Required task: Your task is to copy the listing exactly, with the pictures left out.

+--

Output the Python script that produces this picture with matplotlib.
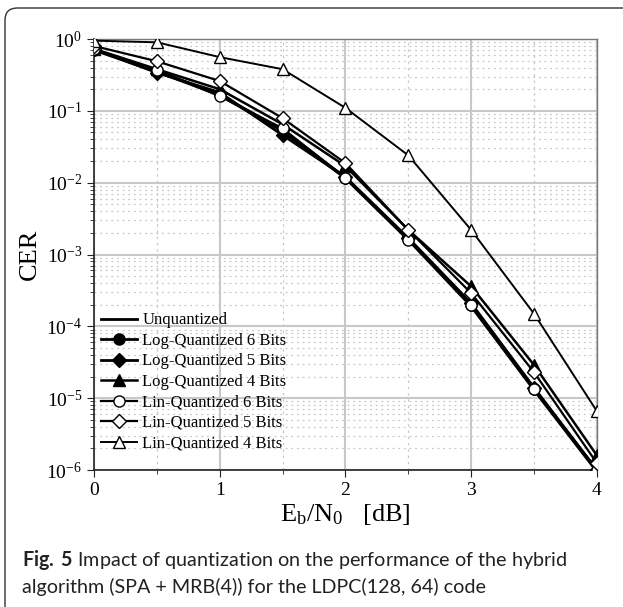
import matplotlib
matplotlib.use('Agg')
import matplotlib.pyplot as plt
from matplotlib.patches import FancyBboxPatch
from matplotlib.ticker import LogLocator, MultipleLocator

plt.rcParams['font.family'] = 'Liberation Serif'
plt.rcParams['mathtext.fontset'] = 'custom'
plt.rcParams['mathtext.rm'] = 'Liberation Serif'
plt.rcParams['mathtext.it'] = 'Liberation Serif:italic'
plt.rcParams['mathtext.bf'] = 'Lato:bold'  # only used for the "Fig. 5" tag

# Eb/N0 in dB
ebn0 = [0, 0.5, 1, 1.5, 2, 2.5, 3, 3.5, 4]

# codeword error rates
unquantized = [0.70, 0.35, 0.165, 0.052, 0.0115, 1.6e-3, 1.9e-4, 1.3e-5, 9.5e-7]
log_6 = [0.71, 0.36, 0.168, 0.054, 0.0118, 1.65e-3, 2.0e-4, 1.35e-5, 1.0e-6]
log_5 = [0.72, 0.34, 0.18, 0.046, 0.012, 1.7e-3, 2.1e-4, 1.4e-5, 1.0e-6]
log_4 = [0.73, 0.38, 0.20, 0.065, 0.017, 2.2e-3, 3.6e-4, 2.9e-5, 1.6e-6]
lin_6 = [0.72, 0.37, 0.16, 0.057, 0.0116, 1.6e-3, 2.0e-4, 1.35e-5, 1.0e-6]
lin_5 = [0.80, 0.49, 0.26, 0.079, 0.0187, 2.2e-3, 2.9e-4, 2.3e-5, 1.25e-6]
lin_4 = [0.95, 0.90, 0.56, 0.38, 0.11, 0.024, 2.2e-3, 1.5e-4, 6.6e-6]

labels = ['Unquantized', 'Log-Quantized 6 Bits', 'Log-Quantized 5 Bits',
          'Log-Quantized 4 Bits', 'Lin-Quantized 6 Bits', 'Lin-Quantized 5 Bits',
          'Lin-Quantized 4 Bits']

fig = plt.figure(figsize=(6.23, 6.07), dpi=100)

# rounded frame around the figure + caption
frame = FancyBboxPatch((5 / 623, -0.05), 1.2, 1.05 - 8 / 607,
                       boxstyle='round,pad=0,rounding_size=0.02',
                       transform=fig.transFigure, fill=False,
                       edgecolor='#333333', lw=1.0)
fig.patches.append(frame)

ax = fig.add_axes([0.151, 0.2257, 0.807, 0.71])

series = [unquantized, log_6, log_5, log_4, lin_6, lin_5, lin_4]
styles = [
    dict(marker=None, mfc='k', lw=2.0),
    dict(marker='o', mfc='k', lw=2.0),
    dict(marker='D', mfc='k', lw=2.0),
    dict(marker='^', mfc='k', lw=1.8),
    dict(marker='o', mfc='white', lw=1.6),
    dict(marker='D', mfc='white', lw=1.6),
    dict(marker='^', mfc='white', lw=1.4),
]
for ys, st, lab in zip(series, styles, labels):
    ms = 7 if st['marker'] == 'D' else 8
    ax.plot(ebn0, ys, color='k', lw=st['lw'], marker=st['marker'], ms=ms,
            mfc=st['mfc'], mec='k', mew=1.0, label=lab, zorder=3)

ax.set_yscale('log')
ax.set_xlim(0, 4)
ax.set_ylim(1e-6, 1)
ax.xaxis.set_major_locator(MultipleLocator(1))
ax.xaxis.set_minor_locator(MultipleLocator(0.5))
ax.yaxis.set_major_locator(LogLocator(base=10, numticks=10))
ax.yaxis.set_minor_locator(LogLocator(base=10, subs=range(2, 10), numticks=20))

ax.grid(which='major', color='#c8c8c8', lw=1.5, ls='-')
ax.grid(which='minor', axis='y', color='#c8c8c8', lw=0.9, ls=(0, (1.5, 3)))
ax.grid(which='minor', axis='x', color='#c8c8c8', lw=0.9, ls=(0, (2, 3)))
ax.set_axisbelow(True)

for side in ['left', 'bottom']:
    ax.spines[side].set_color('#222222')
    ax.spines[side].set_linewidth(1.2)
for side in ['top', 'right']:
    ax.spines[side].set_color('#777777')
    ax.spines[side].set_linewidth(1.0)

ax.tick_params(which='major', direction='out', length=5, labelsize=14, color='#222222')
ax.tick_params(which='minor', direction='out', length=3, color='#222222')

ax.set_ylabel('CER', fontsize=19, labelpad=4)
ax.set_xlabel(r'$\mathregular{E_b/N_0}$   [dB]', fontsize=19, labelpad=2)

ax.legend(loc='lower left', bbox_to_anchor=(0.0, 12 / 431), frameon=False,
          fontsize=12, handlelength=2.2, borderaxespad=0.1, labelspacing=0.27,
          handletextpad=0.3, borderpad=0.3)

cap_kw = dict(fontsize=14.2, family='Lato', va='center', color='#222222')
fig.text(22 / 623, 1 - 560 / 607,
         r'$\mathbf{Fig.\ 5}$ Impact of quantization on the performance of the hybrid',
         **cap_kw)
fig.text(22 / 623, 1 - 587 / 607,
         'algorithm (SPA + MRB(4)) for the LDPC(128, 64) code', **cap_kw)

fig.savefig('out.png', dpi=100)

+--

Exercise answer:
Output the Python script that produces this picture with matplotlib.
import matplotlib
matplotlib.use('Agg')
import matplotlib.pyplot as plt
from matplotlib.patches import FancyBboxPatch
from matplotlib.ticker import LogLocator, MultipleLocator

plt.rcParams['font.family'] = 'Liberation Serif'
plt.rcParams['mathtext.fontset'] = 'custom'
plt.rcParams['mathtext.rm'] = 'Liberation Serif'
plt.rcParams['mathtext.it'] = 'Liberation Serif:italic'
plt.rcParams['mathtext.bf'] = 'Lato:bold'  # only used for the "Fig. 5" tag

# Eb/N0 in dB
ebn0 = [0, 0.5, 1, 1.5, 2, 2.5, 3, 3.5, 4]

# codeword error rates
unquantized = [0.70, 0.35, 0.165, 0.052, 0.0115, 1.6e-3, 1.9e-4, 1.3e-5, 9.5e-7]
log_6 = [0.71, 0.36, 0.168, 0.054, 0.0118, 1.65e-3, 2.0e-4, 1.35e-5, 1.0e-6]
log_5 = [0.72, 0.34, 0.18, 0.046, 0.012, 1.7e-3, 2.1e-4, 1.4e-5, 1.0e-6]
log_4 = [0.73, 0.38, 0.20, 0.065, 0.017, 2.2e-3, 3.6e-4, 2.9e-5, 1.6e-6]
lin_6 = [0.72, 0.37, 0.16, 0.057, 0.0116, 1.6e-3, 2.0e-4, 1.35e-5, 1.0e-6]
lin_5 = [0.80, 0.49, 0.26, 0.079, 0.0187, 2.2e-3, 2.9e-4, 2.3e-5, 1.25e-6]
lin_4 = [0.95, 0.90, 0.56, 0.38, 0.11, 0.024, 2.2e-3, 1.5e-4, 6.6e-6]

labels = ['Unquantized', 'Log-Quantized 6 Bits', 'Log-Quantized 5 Bits',
          'Log-Quantized 4 Bits', 'Lin-Quantized 6 Bits', 'Lin-Quantized 5 Bits',
          'Lin-Quantized 4 Bits']

fig = plt.figure(figsize=(6.23, 6.07), dpi=100)

# rounded frame around the figure + caption
frame = FancyBboxPatch((5 / 623, -0.05), 1.2, 1.05 - 8 / 607,
                       boxstyle='round,pad=0,rounding_size=0.02',
                       transform=fig.transFigure, fill=False,
                       edgecolor='#333333', lw=1.0)
fig.patches.append(frame)

ax = fig.add_axes([0.151, 0.2257, 0.807, 0.71])

series = [unquantized, log_6, log_5, log_4, lin_6, lin_5, lin_4]
styles = [
    dict(marker=None, mfc='k', lw=2.0),
    dict(marker='o', mfc='k', lw=2.0),
    dict(marker='D', mfc='k', lw=2.0),
    dict(marker='^', mfc='k', lw=1.8),
    dict(marker='o', mfc='white', lw=1.6),
    dict(marker='D', mfc='white', lw=1.6),
    dict(marker='^', mfc='white', lw=1.4),
]
for ys, st, lab in zip(series, styles, labels):
    ms = 7 if st['marker'] == 'D' else 8
    ax.plot(ebn0, ys, color='k', lw=st['lw'], marker=st['marker'], ms=ms,
            mfc=st['mfc'], mec='k', mew=1.0, label=lab, zorder=3)

ax.set_yscale('log')
ax.set_xlim(0, 4)
ax.set_ylim(1e-6, 1)
ax.xaxis.set_major_locator(MultipleLocator(1))
ax.xaxis.set_minor_locator(MultipleLocator(0.5))
ax.yaxis.set_major_locator(LogLocator(base=10, numticks=10))
ax.yaxis.set_minor_locator(LogLocator(base=10, subs=range(2, 10), numticks=20))

ax.grid(which='major', color='#c8c8c8', lw=1.5, ls='-')
ax.grid(which='minor', axis='y', color='#c8c8c8', lw=0.9, ls=(0, (1.5, 3)))
ax.grid(which='minor', axis='x', color='#c8c8c8', lw=0.9, ls=(0, (2, 3)))
ax.set_axisbelow(True)

for side in ['left', 'bottom']:
    ax.spines[side].set_color('#222222')
    ax.spines[side].set_linewidth(1.2)
for side in ['top', 'right']:
    ax.spines[side].set_color('#777777')
    ax.spines[side].set_linewidth(1.0)

ax.tick_params(which='major', direction='out', length=5, labelsize=14, color='#222222')
ax.tick_params(which='minor', direction='out', length=3, color='#222222')

ax.set_ylabel('CER', fontsize=19, labelpad=4)
ax.set_xlabel(r'$\mathregular{E_b/N_0}$   [dB]', fontsize=19, labelpad=2)

ax.legend(loc='lower left', bbox_to_anchor=(0.0, 12 / 431), frameon=False,
          fontsize=12, handlelength=2.2, borderaxespad=0.1, labelspacing=0.27,
          handletextpad=0.3, borderpad=0.3)

cap_kw = dict(fontsize=14.2, family='Lato', va='center', color='#222222')
fig.text(22 / 623, 1 - 560 / 607,
         r'$\mathbf{Fig.\ 5}$ Impact of quantization on the performance of the hybrid',
         **cap_kw)
fig.text(22 / 623, 1 - 587 / 607,
         'algorithm (SPA + MRB(4)) for the LDPC(128, 64) code', **cap_kw)

fig.savefig('out.png', dpi=100)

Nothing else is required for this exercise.